Regular Expression Trouble

Wed Aug 27 15:29:06 UTC 2008

Hi Martin.

On Wed, Aug 27, 2008 at 08:25:02AM -0500, Martin McCormick wrote:
> 
> Aug 26 20:45:36 dh1 dhcpd: DHCPACK on 10.198.67.116 to 00:12:f0:88:97:d6
> (peaster-laptop) via 10.198.71.246 
> 
> That was one line broken to aid in emailing, but that's what
> types of lines are involved. The MAC appears at different field
> locations depending on the type of event being logged so awk is
> perfect for certain types of lines, but it misses others and no
> one awk expression gets them all.

While I agree with others that awk should be used with explicit
recognition of the particular lines, you can still snatch everything
with sed if you want to.  In FreeBSD, sed supported extended regex, so:

	sed -nE 's/.*([0-9a-f]{2}(:[0-9a-f]{2}){5}).*/\1/p'

The "-n" option tells sed not to print the line unless instructed to
explicitely, and the "p" modifier at the end is that instruction.  As
for the regex ... well, that's straightforward enough.

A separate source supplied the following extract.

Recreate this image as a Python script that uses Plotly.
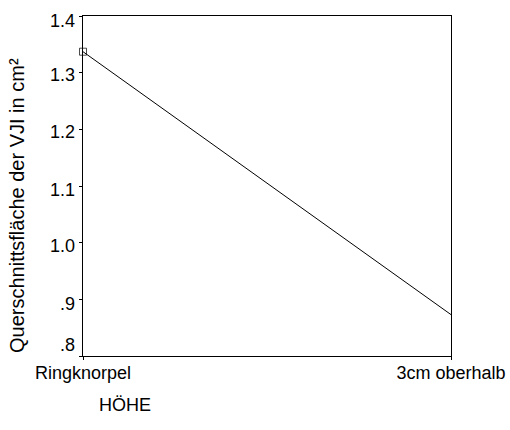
import plotly.graph_objects as go

categories = ["Ringknorpel", "3cm oberhalb"]
values = [1.337, 0.873]
y_ticks = [0.8, 0.9, 1.0, 1.1, 1.2, 1.3, 1.4]
y_ticklabels = [".8", ".9", "1.0", "1.1", "1.2", "1.3", "1.4"]
y_title = "Querschnittsfläche der VJI in cm²"
x_title = "HÖHE"

# vertical nudges (px) of the y tick labels, as in the original rendering
label_shift = [11, -5, -3, -4, -3, -2, -5]

xpos = list(range(len(categories)))
FAM = "Liberation Sans, Arial, sans-serif"
font = dict(family=FAM, size=18, color="black")

fig = go.Figure()
fig.add_trace(go.Scatter(
    x=xpos, y=values, mode="lines+markers",
    line=dict(color="black", width=1),
    marker=dict(symbol="square-open", size=[7, 0], color="black", line=dict(width=1)),
    showlegend=False, cliponaxis=False,
))

annotations = []
for v, t, s in zip(y_ticks, y_ticklabels, label_shift):
    annotations.append(dict(
        text=t, xref="paper", yref="y", x=0, y=v, xanchor="right", yanchor="middle",
        xshift=-6, yshift=s, showarrow=False, font=font,
    ))
annotations.append(dict(
    text=y_title, xref="paper", yref="paper", x=(17 - 83) / 368, y=(356 - 206) / 340,
    xanchor="center", yanchor="middle", textangle=-90, showarrow=False,
    font=dict(family=FAM, size=20, color="black"),
))
annotations.append(dict(
    text=x_title, xref="paper", yref="paper", x=(97 - 83) / 368, y=-(405 - 356) / 340,
    xanchor="left", yanchor="middle", showarrow=False, font=font,
))

fig.update_layout(
    width=510, height=430,
    margin=dict(l=83, r=59, t=16, b=74, autoexpand=False),
    paper_bgcolor="white", plot_bgcolor="white",
    font=font,
    xaxis=dict(
        range=[0, 1], tickvals=xpos, ticktext=categories,
        showgrid=False, zeroline=False, automargin=False,
        showline=True, linecolor="black", linewidth=1, mirror=True,
        ticks="outside", ticklen=3, tickcolor="black",
        ticklabelstandoff=-3,
    ),
    yaxis=dict(
        range=[0.8, 1.4], tickvals=y_ticks, showticklabels=False,
        showgrid=False, zeroline=False, automargin=False,
        showline=True, linecolor="black", linewidth=1, mirror=True,
        ticks="outside", ticklen=3, tickcolor="black",
    ),
    annotations=annotations,
)

fig.write_html("out.html")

> 	This is an attempt to isolate every MAC address that
> appears and then sort and count them to see who is having
> trouble or, in some cases, is causing trouble.

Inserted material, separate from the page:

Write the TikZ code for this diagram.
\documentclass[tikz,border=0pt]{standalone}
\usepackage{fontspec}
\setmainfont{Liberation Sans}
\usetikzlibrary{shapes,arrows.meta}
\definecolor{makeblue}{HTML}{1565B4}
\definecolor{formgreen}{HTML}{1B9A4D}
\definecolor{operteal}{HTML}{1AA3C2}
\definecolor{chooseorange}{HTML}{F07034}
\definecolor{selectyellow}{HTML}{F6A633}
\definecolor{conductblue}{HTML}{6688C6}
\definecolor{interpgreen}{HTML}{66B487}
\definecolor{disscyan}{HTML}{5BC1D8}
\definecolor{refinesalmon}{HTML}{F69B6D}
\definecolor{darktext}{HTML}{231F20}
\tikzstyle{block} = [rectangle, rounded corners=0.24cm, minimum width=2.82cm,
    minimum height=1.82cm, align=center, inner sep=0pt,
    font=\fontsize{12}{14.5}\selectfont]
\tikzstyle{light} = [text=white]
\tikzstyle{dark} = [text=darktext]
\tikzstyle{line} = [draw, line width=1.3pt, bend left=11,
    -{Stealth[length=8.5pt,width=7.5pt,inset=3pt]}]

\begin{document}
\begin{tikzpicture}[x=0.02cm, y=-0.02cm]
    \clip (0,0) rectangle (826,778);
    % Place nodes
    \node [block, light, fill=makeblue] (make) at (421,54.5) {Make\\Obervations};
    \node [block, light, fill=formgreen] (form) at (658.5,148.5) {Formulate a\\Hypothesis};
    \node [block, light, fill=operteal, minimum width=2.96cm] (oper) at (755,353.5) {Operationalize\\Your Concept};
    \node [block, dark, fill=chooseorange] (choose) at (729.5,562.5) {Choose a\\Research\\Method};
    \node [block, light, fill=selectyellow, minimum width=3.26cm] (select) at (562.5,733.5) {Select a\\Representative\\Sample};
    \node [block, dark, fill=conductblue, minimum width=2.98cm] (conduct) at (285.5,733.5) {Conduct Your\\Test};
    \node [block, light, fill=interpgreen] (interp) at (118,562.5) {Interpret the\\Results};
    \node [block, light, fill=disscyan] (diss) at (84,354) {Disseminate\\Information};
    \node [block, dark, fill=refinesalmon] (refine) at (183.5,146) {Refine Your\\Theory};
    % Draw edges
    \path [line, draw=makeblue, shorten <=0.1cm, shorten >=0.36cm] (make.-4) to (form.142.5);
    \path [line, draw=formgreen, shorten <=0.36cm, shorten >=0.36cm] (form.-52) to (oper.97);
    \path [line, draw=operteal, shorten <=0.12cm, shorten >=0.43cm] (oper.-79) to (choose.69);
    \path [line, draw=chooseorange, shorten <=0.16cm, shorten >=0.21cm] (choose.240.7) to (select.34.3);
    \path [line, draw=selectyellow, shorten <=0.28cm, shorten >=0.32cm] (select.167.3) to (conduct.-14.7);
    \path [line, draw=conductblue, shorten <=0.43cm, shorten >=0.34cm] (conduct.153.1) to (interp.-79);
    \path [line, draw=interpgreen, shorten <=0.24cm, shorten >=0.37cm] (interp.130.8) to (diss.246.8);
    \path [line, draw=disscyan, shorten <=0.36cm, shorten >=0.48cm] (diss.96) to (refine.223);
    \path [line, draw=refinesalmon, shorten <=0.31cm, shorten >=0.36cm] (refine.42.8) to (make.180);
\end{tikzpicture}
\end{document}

Then you still may want to use awk for some of that...

	cat /var/log/dhcpd.log | \
	sed -nE 's/.*([0-9a-f]{2}(:[0-9a-f]{2}){5}).*/\1/p' | \
	awk '
	 { a[$1]++; }
	 END {
	  for(i in a){
	   printf("%7.0f\t%s\n", a[i], i);
	  }
	 }
	' | sort -nr

You can join the lines into a single command line if you like, or toss
it as-is into a tiny shell script.  Awk is forgiving about whitespace.

You should theoretically be able to feed the same regex to awk, but I've
found that awk's eregex support sometimes doesn't work as I'd expect.

Hope this helps.

p

-- 
  Paul Chvostek                                             <paul at it.ca>
  it.canada                                            http://www.it.ca/